Would you return the run of lines that starts at the one with "Reproduce this chart with matplotlib." and ends at the one with "fontsize=18.8, fontweight='bold')", ends included, exactly as written and without the images?

* start *

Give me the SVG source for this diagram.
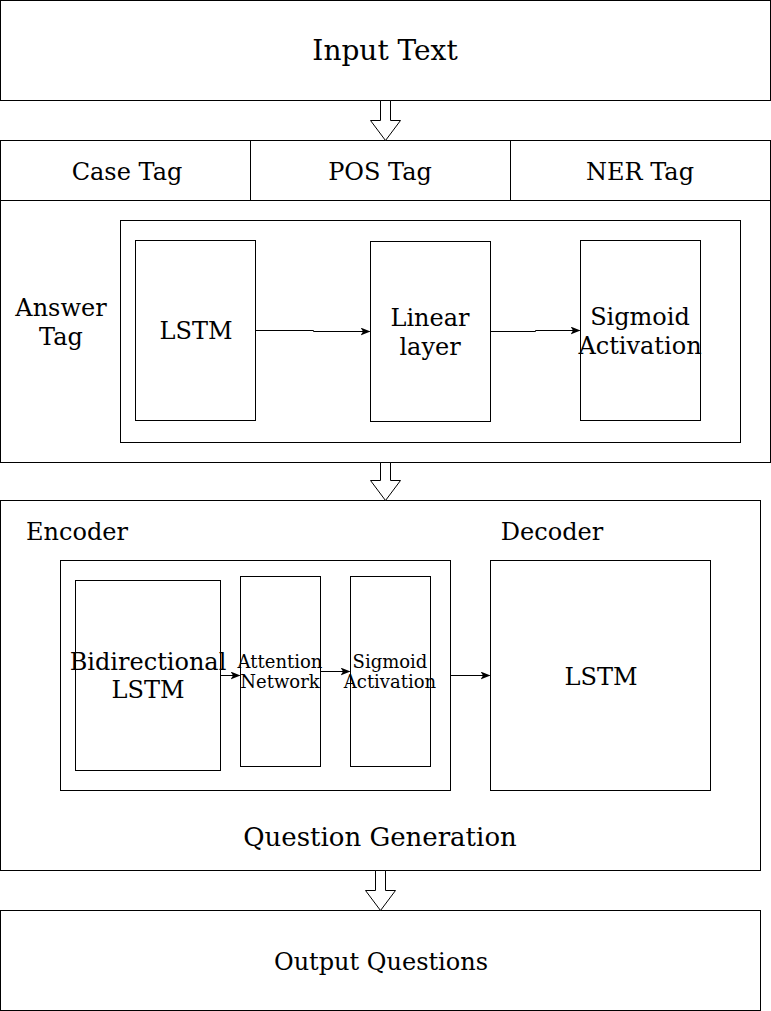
<svg xmlns="http://www.w3.org/2000/svg" width="771" height="1011" viewBox="0 0 771 1011">
<style>
rect{fill:#fff;stroke:#000;stroke-width:1}
.t{font-family:"DejaVu Serif",serif;fill:#000;text-anchor:middle}
.c{stroke:#000;stroke-width:1;fill:none}
.blk{fill:#fff;stroke:#000;stroke-width:1}
</style>
<defs>
<marker id="ah" markerWidth="10" markerHeight="8" refX="9" refY="4" orient="auto" markerUnits="userSpaceOnUse">
<path d="M0,0 L10,4 L0,8 L2.5,4 Z" fill="#000"/>
</marker>
</defs>
<rect width="771" height="1011" style="stroke:none"/>
<g id="input-text">
<rect x="0.5" y="0.5" width="770" height="100"/>
<text class="t" x="385" y="60" font-size="28">Input Text</text>
</g>
<g id="tagging">
<rect x="0.5" y="140.5" width="770" height="60"/>
<line class="c" x1="250.5" y1="140.5" x2="250.5" y2="200.5"/>
<line class="c" x1="510.5" y1="140.5" x2="510.5" y2="200.5"/>
<text class="t" x="127" y="180" font-size="24">Case Tag</text>
<text class="t" x="380" y="180" font-size="24">POS Tag</text>
<text class="t" x="640" y="180" font-size="24">NER Tag</text>
</g>
<g id="answer-tag">
<rect x="0.5" y="200.5" width="770" height="262"/>
<text class="t" x="61" y="316" font-size="24">Answer</text>
<text class="t" x="61" y="345" font-size="24">Tag</text>
</g>
<g id="answer-inner">
<rect x="120.5" y="220.5" width="620" height="222"/>
</g>
<g id="lstm1">
<rect x="135.5" y="240.5" width="120" height="180"/>
<text class="t" x="196" y="339" font-size="24">LSTM</text>
</g>
<g id="linear">
<rect x="370.5" y="241.5" width="120" height="180"/>
<text class="t" x="430" y="326" font-size="24">Linear</text>
<text class="t" x="430" y="355" font-size="24">layer</text>
</g>
<g id="sigmoid1">
<rect x="580.5" y="240.5" width="120" height="180"/>
<text class="t" x="640" y="325" font-size="24">Sigmoid</text>
<text class="t" x="640" y="354" font-size="24">Activation</text>
</g>
<g id="qg">
<rect x="0.5" y="500.5" width="760" height="370"/>
<text class="t" x="380" y="846" font-size="26">Question Generation</text>
<text class="t" x="77" y="540" font-size="24">Encoder</text>
<text class="t" x="552" y="540" font-size="24">Decoder</text>
</g>
<g id="encoder">
<rect x="60.5" y="560.5" width="390" height="230"/>
</g>
<g id="bilstm">
<rect x="75.5" y="580.5" width="145" height="190"/>
<text class="t" x="148" y="670" font-size="24">Bidirectional</text>
<text class="t" x="148" y="698" font-size="24">LSTM</text>
</g>
<g id="attention">
<rect x="240.5" y="576.5" width="80" height="190"/>
<text class="t" x="280" y="668" font-size="18">Attention</text>
<text class="t" x="280" y="688" font-size="18">Network</text>
</g>
<g id="sigmoid2">
<rect x="350.5" y="576.5" width="80" height="190"/>
<text class="t" x="390" y="668" font-size="18">Sigmoid</text>
<text class="t" x="390" y="688" font-size="18">Activation</text>
</g>
<g id="decoder">
<rect x="490.5" y="560.5" width="220" height="230"/>
<text class="t" x="601" y="685" font-size="24">LSTM</text>
</g>
<g id="output">
<rect x="0.5" y="910.5" width="760" height="100"/>
<text class="t" x="381" y="970" font-size="24">Output Questions</text>
</g>
<g id="connectors">
<path class="blk" d="M380.5,100.5 L390.5,100.5 L390.5,120.5 L400.5,120.5 L385.5,140.5 L370.5,120.5 L380.5,120.5 Z"/>
<path class="blk" d="M380.5,462.5 L390.5,462.5 L390.5,480.5 L400.5,480.5 L385.5,500.5 L370.5,480.5 L380.5,480.5 Z"/>
<path class="blk" d="M375.5,870.5 L385.5,870.5 L385.5,890.5 L395.5,890.5 L380.5,910.5 L365.5,890.5 L375.5,890.5 Z"/>
<path class="c" d="M255.5,330.5 L313.5,330.5 L313.5,331.5 L369.5,331.5" marker-end="url(#ah)"/>
<path class="c" d="M490.5,331.5 L535.5,331.5 L535.5,330.5 L579.5,330.5" marker-end="url(#ah)"/>
<path class="c" d="M220.5,675.5 L239.5,675.5" marker-end="url(#ah)"/>
<path class="c" d="M320.5,671.5 L349.5,671.5" marker-end="url(#ah)"/>
<path class="c" d="M450.5,675.5 L489.5,675.5" marker-end="url(#ah)"/>
</g>
</svg>
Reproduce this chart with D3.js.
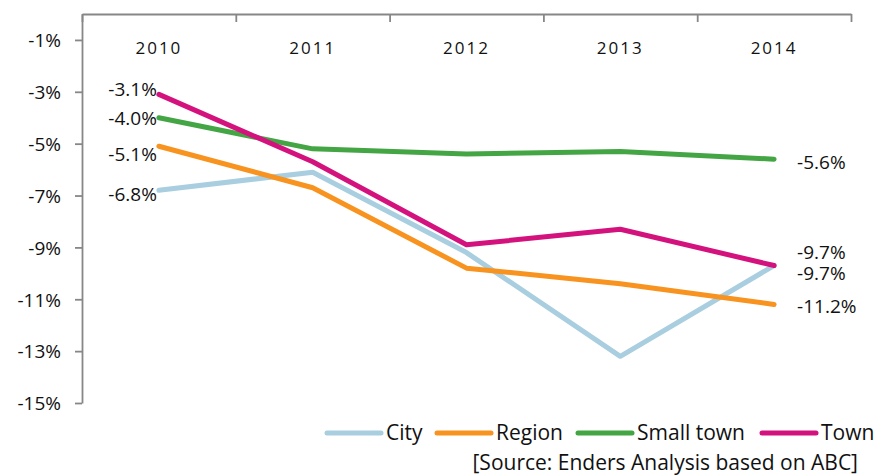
<!DOCTYPE html>
<html>
<head>
<meta charset="utf-8">
<script src="https://cdn.jsdelivr.net/npm/d3@7"></script>
<style>
body{margin:0;background:#fff;}
text{font-family:"Open Sans",sans-serif;fill:#111;}
</style>
</head>
<body>
<svg class="chart"></svg>
<script>
var years=["2010","2011","2012","2013","2014"];
var seriesNames=["City","Region","Small town","Town"];
var city=[-6.8,-6.1,-9.2,-13.2,-9.7];
var region=[-5.1,-6.7,-9.8,-10.4,-11.2];
var smallTown=[-4.0,-5.2,-5.4,-5.3,-5.6];
var town=[-3.1,-5.7,-8.9,-8.3,-9.7];
var yTicks=[-1,-3,-5,-7,-9,-11,-13,-15];
var sourceText="[Source: Enders Analysis based on ABC]";

var screen=
{
  width:876,
  height:476
};
var svg=d3.select("svg.chart")
          .attr("width",screen.width)
          .attr("height",screen.height);

var colors=d3.scaleOrdinal()
             .domain(seriesNames)
             .range(["#a9cee0","#f7931e","#43a543","#d4127e"]);

var series=[
  {name:"City",values:city,dyStart:4,dyEnd:8},
  {name:"Region",values:region,dyStart:8,dyEnd:2},
  {name:"Small town",values:smallTown,dyStart:1,dyEnd:3},
  {name:"Town",values:town,dyStart:-5,dyEnd:-13}
];

var plotArea=
{
  left:82,
  right:851,
  top:14,
  bottom:403
};
var xscale=d3.scaleBand()
             .domain(years)
             .range([plotArea.left,plotArea.right]);
var edges=d3.scaleLinear()
            .domain([0,years.length])
            .range([plotArea.left,plotArea.right]);
var yscale=d3.scaleLinear()
             .domain([0,-15])
             .range([plotArea.top,plotArea.bottom]);
var cx=function(i){ return xscale(years[i])+xscale.bandwidth()/2; };

// y axis
var yAxis=d3.axisLeft(yscale)
            .tickValues(yTicks)
            .tickSize(7)
            .tickSizeOuter(0)
            .tickPadding(14)
            .tickFormat(function(d){ return d+"%"; });
var gy=svg.append("g")
          .attr("transform","translate("+plotArea.left+",0)")
          .call(yAxis);
gy.selectAll("text")
  .style("font-size","19px")
  .style("font-family","'Open Sans',sans-serif")
  .attr("fill","#111")
  .attr("dy","0.36em");

// top axis: boundary ticks
var topAxis=d3.axisTop(edges)
              .tickValues(d3.range(0,years.length+1))
              .tickSize(-8)
              .tickSizeOuter(0)
              .tickFormat("");
svg.append("g")
   .attr("transform","translate(0,"+plotArea.top+")")
   .call(topAxis);

svg.selectAll(".domain, .tick line")
   .attr("stroke","#878787")
   .attr("stroke-width",1.8);

// year labels
svg.append("g")
   .selectAll("text")
   .data(years)
   .enter()
   .append("text")
   .attr("x",function(d,i){ return cx(i); })
   .attr("y",54)
   .attr("text-anchor","middle")
   .style("font-size","17px")
   .style("letter-spacing","2px")
   .text(function(d){ return d; });

// lines
var line=d3.line()
           .x(function(d,i){ return cx(i); })
           .y(function(d){ return yscale(d); });
var plot=svg.append("g");
plot.selectAll("path")
    .data(series)
    .enter()
    .append("path")
    .attr("d",function(d){ return line(d.values); })
    .attr("fill","none")
    .attr("stroke",function(d){ return colors(d.name); })
    .attr("stroke-width",5)
    .attr("stroke-linecap","round")
    .attr("stroke-linejoin","round");

// data labels
var labels=svg.append("g").style("font-size","19px");
labels.selectAll("text.start")
      .data(series)
      .enter()
      .append("text")
      .classed("start",true)
      .attr("x",cx(0)-2)
      .attr("y",function(d){ return yscale(d.values[0])+d.dyStart; })
      .attr("dy","0.35em")
      .attr("text-anchor","end")
      .text(function(d){ return d.values[0].toFixed(1)+"%"; });
labels.selectAll("text.end")
      .data(series)
      .enter()
      .append("text")
      .classed("end",true)
      .attr("x",cx(years.length-1)+23)
      .attr("y",function(d){ return yscale(d.values[years.length-1])+d.dyEnd; })
      .attr("dy","0.35em")
      .text(function(d){ return d.values[years.length-1].toFixed(1)+"%"; });

// legend
var legendX=[327,437,578,762];
var legend=svg.append("g")
              .attr("transform","translate(0,433)");
var legendline=legend.selectAll("g")
                     .data(seriesNames)
                     .enter()
                     .append("g")
                     .attr("transform",function(d,i){ return "translate("+legendX[i]+",0)"; });
legendline.append("line")
          .attr("x1",0)
          .attr("x2",54)
          .attr("stroke",function(d){ return colors(d); })
          .attr("stroke-width",5)
          .attr("stroke-linecap","round");
legendline.append("text")
          .attr("x",59)
          .attr("dy","0.35em")
          .style("font-size","21px")
          .text(function(d){ return d; });

svg.append("text")
   .attr("x",858)
   .attr("y",463)
   .attr("dy","0.35em")
   .attr("text-anchor","end")
   .style("font-size","21px")
   .text(sourceText);
</script>
</body>
</html>
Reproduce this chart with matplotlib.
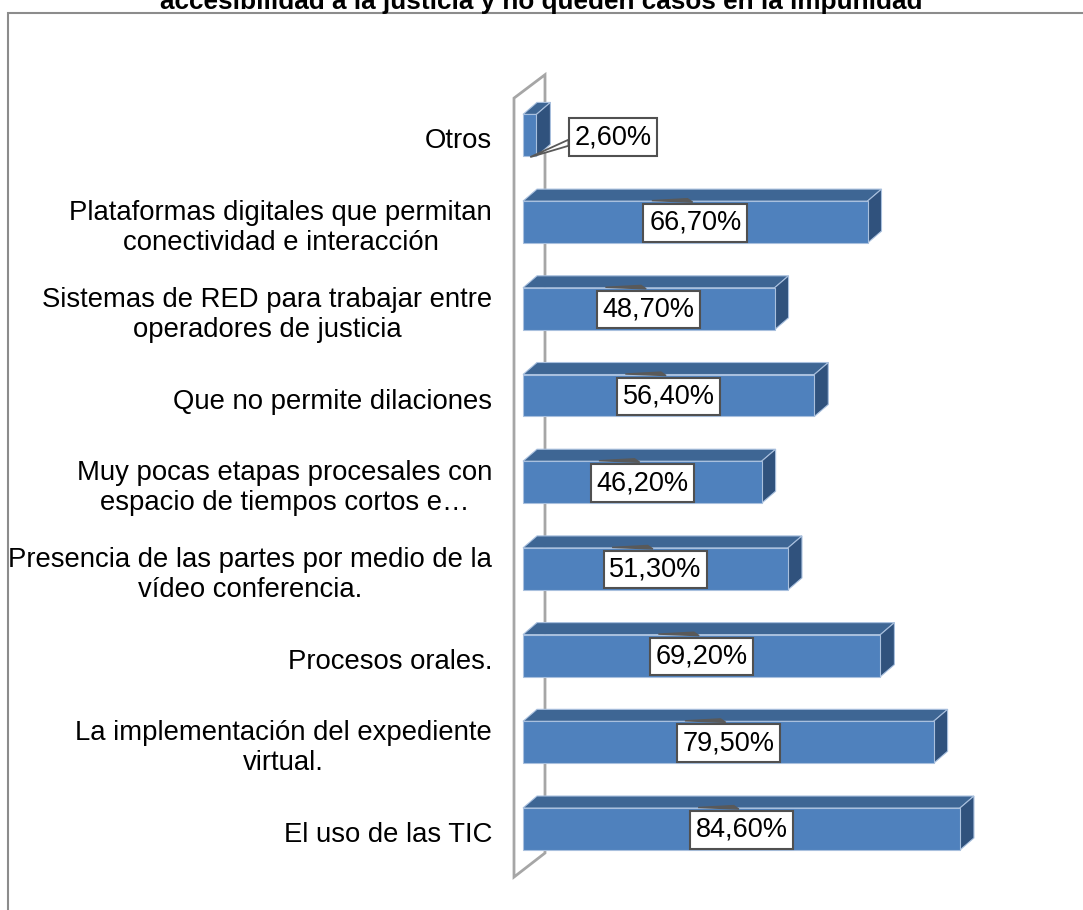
import matplotlib.pyplot as plt
from matplotlib.patches import Polygon, Rectangle

plt.rcParams['font.family'] = ['Liberation Sans', 'DejaVu Sans']

title = "accesibilidad a la justicia y no queden casos en la impunidad"

# bottom to top
categories = [
    "El uso de las TIC",
    "La implementación del expediente\nvirtual.",
    "Procesos orales.",
    "Presencia de las partes por medio de la\nvídeo conferencia.",
    "Muy pocas etapas procesales con\nespacio de tiempos cortos e…",
    "Que no permite dilaciones",
    "Sistemas de RED para trabajar entre\noperadores de justicia",
    "Plataformas digitales que permitan\nconectividad e interacción",
    "Otros",
]
values = [84.6, 79.5, 69.2, 51.3, 46.2, 56.4, 48.7, 66.7, 2.6]
labels = ["84,60%", "79,50%", "69,20%", "51,30%", "46,20%",
          "56,40%", "48,70%", "66,70%", "2,60%"]

W, H = 1083, 910
fig = plt.figure(figsize=(W / 100, H / 100), dpi=100)

# outer chart frame (runs off the right and bottom edges)
fig.patches.append(Rectangle((8 / W, -0.01), 1.05, 1 - 13 / H + 0.01,
                             transform=fig.transFigure, fill=False,
                             edgecolor='#8c8c8c', lw=1.5))

fig.text(541 / W, 1 - 9 / H, title, ha='center', va='baseline',
         fontsize=18.8, fontweight='bold')

# axes placed so that 0 % sits right at the wall
px_per_x = 5.165
px_per_cat = 86.7
y0_px = 829
left_px = 523
ylo, yhi = -0.6, 8.6
bottom_px = y0_px - ylo * px_per_cat
top_px = y0_px - yhi * px_per_cat
ax = fig.add_axes([left_px / W, 1 - bottom_px / H,
                   100 * px_per_x / W, (bottom_px - top_px) / H])
ax.set_xlim(0, 100)
ax.set_ylim(ylo, yhi)
ax.axis('off')

# depth offset of the 3D bars
dx = 14 / px_per_x
dy = 12 / px_per_cat
half = 0.242

# back wall outline
wx0, wx1 = -9 / px_per_x, 22 / px_per_x
wall = Polygon([(wx0, -0.554), (wx0, 8.43), (wx1, 8.70), (wx1, -0.277)],
               closed=True, facecolor='white', edgecolor='#a6a6a6',
               lw=2, clip_on=False, zorder=1)
ax.add_patch(wall)

front_c = '#4f81bd'
top_c = '#3e6694'
side_c = '#30527d'
edge_c = '#a9c0de'

for i, (v, lab) in enumerate(zip(values, labels)):
    yb, yt = i - half, i + half
    top = Polygon([(0, yt), (dx, yt + dy), (v + dx, yt + dy), (v, yt)],
                  facecolor=top_c, edgecolor=edge_c, lw=0.8, clip_on=False, zorder=2)
    side = Polygon([(v, yb), (v, yt), (v + dx, yt + dy), (v + dx, yb + dy)],
                   facecolor=side_c, edgecolor=edge_c, lw=0.8, clip_on=False, zorder=2)
    ax.add_patch(top)
    ax.add_patch(side)
    ax.barh(i, v, height=2 * half, color=front_c, edgecolor=edge_c, lw=0.8,
            zorder=3, clip_on=False)

    # callout box with its leader
    if i == len(values) - 1:
        bx, by = 17.4, i - 0.02
        ax.fill([1.4, 8.8, 8.8], [i - 0.25, i - 0.05, i - 0.12],
                facecolor='white', edgecolor='#595959', lw=1.3, zorder=4,
                clip_on=False)
    else:
        bx, by = v / 2, i - 0.01
        ax.fill([bx - 8.4, bx - 1.5, bx - 0.5], [i + 0.248, i + 0.27, i + 0.23],
                color='#595959', lw=1, zorder=4, clip_on=False)
    ax.text(bx, by, lab, ha='center', va='center', fontsize=19.5, zorder=5,
            bbox=dict(boxstyle='square,pad=0.21', facecolor='white',
                      edgecolor='#505050', lw=1.5))

    # category label to the left of the wall
    ax.text(-31 / px_per_x, i - 0.07, categories[i], ha='right', va='center',
            multialignment='center', fontsize=19.8, linespacing=1.2)

fig.savefig('out.png', dpi=100)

* end *

• WRITTEN ANSWER:
Reproduce this chart with matplotlib.
import matplotlib.pyplot as plt
from matplotlib.patches import Polygon, Rectangle

plt.rcParams['font.family'] = ['Liberation Sans', 'DejaVu Sans']

title = "accesibilidad a la justicia y no queden casos en la impunidad"

# bottom to top
categories = [
    "El uso de las TIC",
    "La implementación del expediente\nvirtual.",
    "Procesos orales.",
    "Presencia de las partes por medio de la\nvídeo conferencia.",
    "Muy pocas etapas procesales con\nespacio de tiempos cortos e…",
    "Que no permite dilaciones",
    "Sistemas de RED para trabajar entre\noperadores de justicia",
    "Plataformas digitales que permitan\nconectividad e interacción",
    "Otros",
]
values = [84.6, 79.5, 69.2, 51.3, 46.2, 56.4, 48.7, 66.7, 2.6]
labels = ["84,60%", "79,50%", "69,20%", "51,30%", "46,20%",
          "56,40%", "48,70%", "66,70%", "2,60%"]

W, H = 1083, 910
fig = plt.figure(figsize=(W / 100, H / 100), dpi=100)

# outer chart frame (runs off the right and bottom edges)
fig.patches.append(Rectangle((8 / W, -0.01), 1.05, 1 - 13 / H + 0.01,
                             transform=fig.transFigure, fill=False,
                             edgecolor='#8c8c8c', lw=1.5))

fig.text(541 / W, 1 - 9 / H, title, ha='center', va='baseline',
         fontsize=18.8, fontweight='bold')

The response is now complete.